Now, he's doubling down on his stance.
“We outlined in detail over a year ago the basic problems we had with the original deal, and more recently, the failures of Standard to honor its commitments in the manager's investment,” he stated on Tuesday, May 21. “We wanted to work toward an amicable termination of the contract; later in the process, we offered an opportunity for Standard to provide consulting services in partnership with the County to reposition and strengthen the park.”
Latimer said that the meetings were “the opportunity for there to be a new construct of our relationship that could be beneficial to the park, and to the people of Westchester.”
“Subsequently, Standard has embarked on a campaign to undermine public confidence in park health and safety, working to purposefully injure the County’s ability to operate Playland,” Latimer noted. “This is disappointing behavior from a company that claims to be focused on the best interests of Playland.”
The county currently owns and runs Playland, but Standard was supposed to take over operations there late last year. A 30-year deal was approved three years ago, before Latimer took office. The termination notice will be official as of Tuesday, May 28.
Latimer has accused Standard of falsely accusing the county of a lack of transparency, alleging that the company has acted in poor faith.
“We have held press conferences answering all questions from the press about this matter,” he stated. “On the other hand, Standard has not been forthcoming about the source and terms of the investment it claims is available to the company to satisfy its obligations to invest $27.75 million in Playland. Standard has refused to allow the county to complete its audit of the amounts Standard claims to have invested in the park.
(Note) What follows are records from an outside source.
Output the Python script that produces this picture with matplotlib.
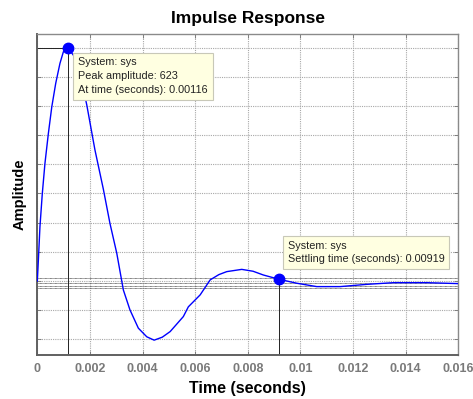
import numpy as np
import matplotlib
matplotlib.use('Agg')
import matplotlib.pyplot as plt

plt.rcParams['font.family'] = ['Liberation Sans', 'DejaVu Sans']

# impulse response (time in ms, amplitude)
t_ms = [0.0, 0.04, 0.10, 0.19, 0.29, 0.42, 0.55, 0.70, 0.86, 0.99, 1.16,
        1.40, 1.65, 1.88, 2.19, 2.51, 2.76, 3.02, 3.27, 3.52, 3.84, 4.16,
        4.44, 4.75, 5.05, 5.55, 5.74, 6.19, 6.57, 6.90, 7.20, 7.77, 8.20,
        8.59, 9.19, 9.86, 10.62, 11.51, 12.52, 13.54, 14.80, 16.0]
amp = [0, 56, 145, 234, 314, 394, 465, 528, 581, 612, 623,
       600, 545, 470, 350, 245, 154, 74, -24, -77, -126, -149,
       -158, -150, -135, -95, -69, -37, 3, 17, 25, 31, 26,
       16, 4.5, -6, -15, -15, -9, -4.5, -4.5, -7]

peak_t, peak_amp = 1.16, 623
settle_t, settle_amp = 9.19, 4.5
settle_lines = [7, -6, -12.5, -18]

x_ticks = [0, 0.002, 0.004, 0.006, 0.008, 0.01, 0.012, 0.014, 0.016]
x_labels = ['0', '0.002', '0.004', '0.006', '0.008', '0.01', '0.012', '0.014', '0.016']
y_step = 623 / 8
y_ticks = np.arange(-2, 9) * y_step

t = np.array(t_ms) / 1000.0

fig = plt.figure(figsize=(4.73, 3.99), dpi=100)
ax = fig.add_axes([0.0789, 0.1103, 0.890, 0.8045])

ax.set_xlim(0, 0.016)
ax.set_ylim(-197.6, 659.5)

ax.set_xticks(x_ticks)
ax.set_xticklabels(x_labels)
ax.set_yticks(y_ticks)
ax.set_yticklabels([])
ax.tick_params(direction='in', length=3, width=0.6, colors='#707070',
               top=True, right=True, labelsize=9, pad=6)
for lab in ax.get_xticklabels():
    lab.set_fontweight('bold')
    lab.set_color('#7a7a7a')

ax.grid(True, color='#a8a8a8', linestyle=(0, (1, 1)), linewidth=0.8)
ax.set_axisbelow(True)
for side in ['top', 'right']:
    ax.spines[side].set_color('#8a8a8a')
    ax.spines[side].set_linewidth(1.0)
for side in ['bottom', 'left']:
    ax.spines[side].set_color('#606060')
    ax.spines[side].set_linewidth(1.4)

# settling bands
for yv in settle_lines:
    ax.axhline(yv, color='#555555', linewidth=0.6, linestyle=(0, (1, 0.5)), zorder=2)

ax.plot(t, amp, color='#0000ff', linewidth=1.0, zorder=3)

# characteristic points
ax.plot([peak_t / 1000, peak_t / 1000], [-197.6, peak_amp], color='#222222', lw=0.7, zorder=2)
ax.plot([0, peak_t / 1000], [peak_amp, peak_amp], color='#222222', lw=0.7, zorder=2)
ax.plot([settle_t / 1000, settle_t / 1000], [-197.6, settle_amp], color='#222222', lw=0.7, zorder=2)
ax.plot([peak_t / 1000, settle_t / 1000], [peak_amp, settle_amp], linestyle='none',
        marker='o', markersize=7.5, color='#0000ff', zorder=5)

box = dict(boxstyle='square,pad=0.45', facecolor='#ffffe1', edgecolor='#c8c8b8', linewidth=0.8)
ax.text(0.097, 0.927, 'System: sys\nPeak amplitude: %d\nAt time (seconds): 0.00116' % peak_amp,
        transform=ax.transAxes, fontsize=7.8, va='top', ha='left', color='#222222',
        linespacing=1.45, bbox=box, zorder=6)
ax.text(0.595, 0.356, 'System: sys\nSettling time (seconds): 0.00919',
        transform=ax.transAxes, fontsize=7.8, va='top', ha='left', color='#222222',
        linespacing=1.45, bbox=box, zorder=6)

ax.set_title('Impulse Response', fontsize=12.5, fontweight='bold', pad=8)
ax.set_xlabel('Time (seconds)', fontsize=11.5, fontweight='bold', labelpad=4)
ax.set_ylabel('Amplitude', fontsize=10.5, fontweight='bold', labelpad=2)

fig.savefig('out.png', dpi=100)
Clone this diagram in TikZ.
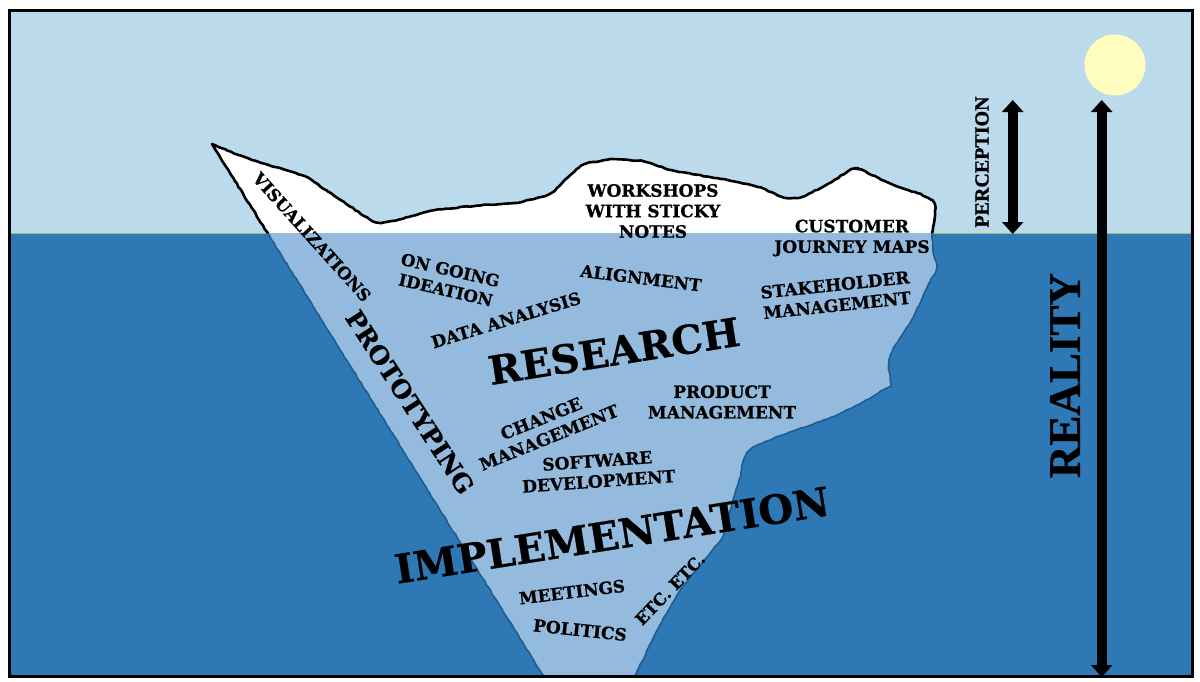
\documentclass[tikz,border=0pt]{standalone}
\usepackage{fontspec}
\setmainfont{DejaVu Serif}[BoldFeatures={FakeBold=0.7}]
\newfontfamily\timesb{Liberation Serif}[BoldFeatures={FakeBold=1}]
\usetikzlibrary{arrows.meta,decorations.pathmorphing}
\definecolor{sky}{HTML}{BBDBED}
\definecolor{water}{HTML}{2D78B5}
\definecolor{icedeep}{HTML}{94BBDD}
\definecolor{edgedeep}{HTML}{1E5C92}
\definecolor{sunc}{HTML}{FFFDBE}
\definecolor{shore}{HTML}{9CC66A}
\tikzset{
  lab/.style={font=\bfseries\fontsize{#1}{20.5}\selectfont,align=center,text=black,inner sep=0pt},
  tlab/.style={font=\timesb\bfseries\fontsize{#1}{20.5}\selectfont,align=center,text=black,inner sep=0pt},
  bigarrow/.style={line width=10pt,{Triangle[width=21pt,length=12pt]}-{Triangle[width=21pt,length=12pt]}},
  rough/.style={decorate,decoration={random steps,segment length=3.5pt,amplitude=0.45pt}},
}
\def\iceoutline{(212,144) [rounded corners=6pt] -- (233,153) -- (267,165) -- (290,171) -- (307,177) -- (333,195) -- (375,223) -- (390,222) -- (433,210) -- (483,205) -- (517,203) -- (550,195) -- (567,178) -- (583,164) -- (610,159) -- (643,161) -- (670,170) -- (727,180) -- (760,187) -- (783,198) -- (800,198) -- (827,185) -- (853,168) -- (860,169) -- (893,185) -- (923,195) -- (935,202) -- (935,217) -- (932,233) -- (933,253) -- (938,267) -- (927,287) -- (912,320) -- (892,350) -- (888,363) [rounded corners=1.5pt] -- (891,385) [rounded corners=6pt] -- (867,400) -- (833,417) -- (787,433) -- (750,448) -- (743,460) -- (740,478) -- (735,493) -- (723,537) -- (680,590) -- (657,630) -- (633,680) [sharp corners] -- (546,680) -- cycle}
\begin{document}
\begin{tikzpicture}[x=1pt,y=-1pt]
\useasboundingbox (0,0) rectangle (1200,681);
\fill[white] (0,0) rectangle (1200,681);
\fill[sky] (9,10) rectangle (1192,233);
\fill[water] (9,233) rectangle (1192,676);
\draw[shore,line width=1pt] (9,233) -- (1192,233);
% ice above and below the waterline
\begin{scope}
  \clip (0,0) rectangle (1200,233);
  \pgfmathsetseed{7}
  \filldraw[fill=white,draw=black,line width=2.6pt,line join=round,rough] \iceoutline;
\end{scope}
\begin{scope}
  \clip (0,233) rectangle (1200,676);
  \pgfmathsetseed{7}
  \filldraw[fill=icedeep,draw=edgedeep,line width=1.6pt,line join=round,rough] \iceoutline;
\end{scope}
\fill[sunc] (1115,65) circle (30.5);
\draw[black,line width=3pt] (9,10) rectangle (1192,676);
% labels
\node[lab=16.8,rotate=-48] (vis) at (312,237) {VISUALIZATIONS};
\node[lab=25,rotate=-57] (proto) at (410,402) {PROTOTYPING};
\node[lab=16.5,rotate=-13] (ongoing) at (448,280) {ON GOING\\IDEATION};
\node[lab=17,rotate=17] (data) at (506,320) {DATA ANALYSIS};
\node[lab=16.8,rotate=-7] (align) at (641,278) {ALIGNMENT};
\node[lab=17] (work) at (653,211) {WORKSHOPS\\WITH STICKY\\NOTES};
\node[lab=17] (cust) at (852,238) {CUSTOMER\\JOURNEY MAPS};
\node[lab=17,rotate=6] (stake) at (836,295) {STAKEHOLDER\\MANAGEMENT};
\node[lab=39.5,rotate=9] (research) at (614,351) {RESEARCH};
\node[lab=17,rotate=22] (change) at (545,428) {CHANGE\\MANAGEMENT};
\node[lab=17] (product) at (722,402) {PRODUCT\\MANAGEMENT};
\node[lab=17,rotate=4] (soft) at (598,471) {SOFTWARE\\DEVELOPMENT};
\node[lab=40,rotate=9] (impl) at (612,535) {IMPLEMENTATION};
\node[lab=16.8,rotate=7] (meet) at (572,592) {MEETINGS};
\node[lab=17,rotate=-6] (pol) at (580,630) {POLITICS};
\node[lab=16.4,rotate=46] (etc) at (670,589) {ETC. ETC.};
\node[tlab=20,rotate=90] (perc) at (982,162) {PERCEPTION};
\node[tlab=45,rotate=90] (real) at (1065,375.5) {REALITY};
% arrows
\coordinate (pt) at (1012.7,100);
\coordinate (pb) at (1012.7,234);
\coordinate (rt) at (1101.7,100);
\coordinate (rb) at (1101.7,677);
\draw[bigarrow] (pt) -- (pb);
\draw[bigarrow] (rt) -- (rb);
\end{tikzpicture}
\end{document}
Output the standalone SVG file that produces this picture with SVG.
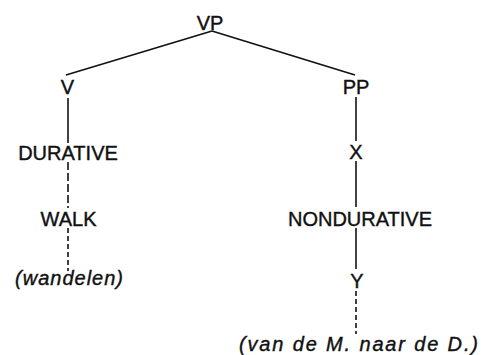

“We already know that the vast majority of those amounts cannot properly be claimed as part of the company’s contractually defined Manager’s Investment. Standard has yet to publicly answer questions about its investors, its specific plans for the park, the specific projects it would use its capital to fund, and a wide range of legitimate operational questions.”
Latimer said all Westchester residents “want what is best for Playland,” and that the agreement with Standard was doomed to fail.
“We all want what is best for Playland, and we agree that a public-private partnership can accomplish that mission – but this deal with Standard Amusement is not a partnership; it is a giveaway of authority and responsibility of a precious public asset to a private organization whose motives and processes are at best, unclear, and at worse, deceptive,” he said.
“We would be derelict in our public duties to simply accept a bad deal struck by others, and meekly acquiesce to the end of public management of Playland for the benefit of the people of Westchester.”